August 23, 2016 - 8:00 PM
REVELSTOKE, B.C. - Residents of a Rocky Mountain community are being chastised after nine black bears were killed in a single week for raiding garbage cans and becoming too accustomed to humans.
The Conservation Officers Service in British Columbia euthanized the problem animals in and around Revelstoke last week, where one animal was brazen enough to approach the downtown.
Gordon Hitchcock, a 28-year-veteran with the conservation service, said it's very unusual for so many bears to be killed in such a short time period. But he insisted the deaths are unnecessary.
"It's avoidable. That's the key message," Hitchcock said Tuesday. "It's pretty much around managing food attractants."

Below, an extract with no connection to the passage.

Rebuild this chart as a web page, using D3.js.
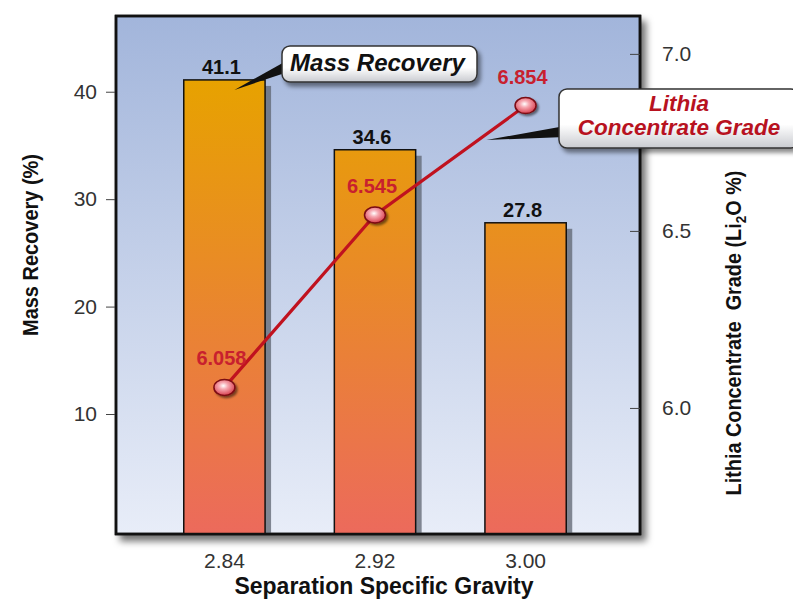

Once they're conditioned to eating garbage, bears become indifferent to people and can no longer simply be transported further into the wild, he said.
In the North Okanagan zone, conservation officers have put down 15 bears since April, bears that also had grown habituated to eating garbage and other food left out by people.
The animals in the Revelstoke case were all solitary black bears, and the challenge of problem animals isn't restricted to the Rocky Mountains.
"It's an issue that's across most British Columbia, particularly places like Revelstoke that have a natural wildlife corridor," Hitchcock said. Residents in the community of about 7,000 people need "more of a heightened realization that they're in a wildlife corridor, particularly for bears."
Bears have a built-in fear of humans, but their strong instinct to feed can sometimes override that fear and weaken that natural suspicion, said Hitchcock.
Public education and bylaw enforcement are the two main tools used by the Conservation Officers Service to minimize the threats posed by problem animals.
Hitchcock said he hopes the media attention last week's killings have garnered will make people more aware of the need to secure bear attractants, such as garbage and fallen fruit.
He also commended the work of groups like Bear Aware and WildSafeBC for their efforts in raising awareness around how to interact safely with wildlife.
"The bottom line is keeping communities safe and bears wild," Hitchcock said.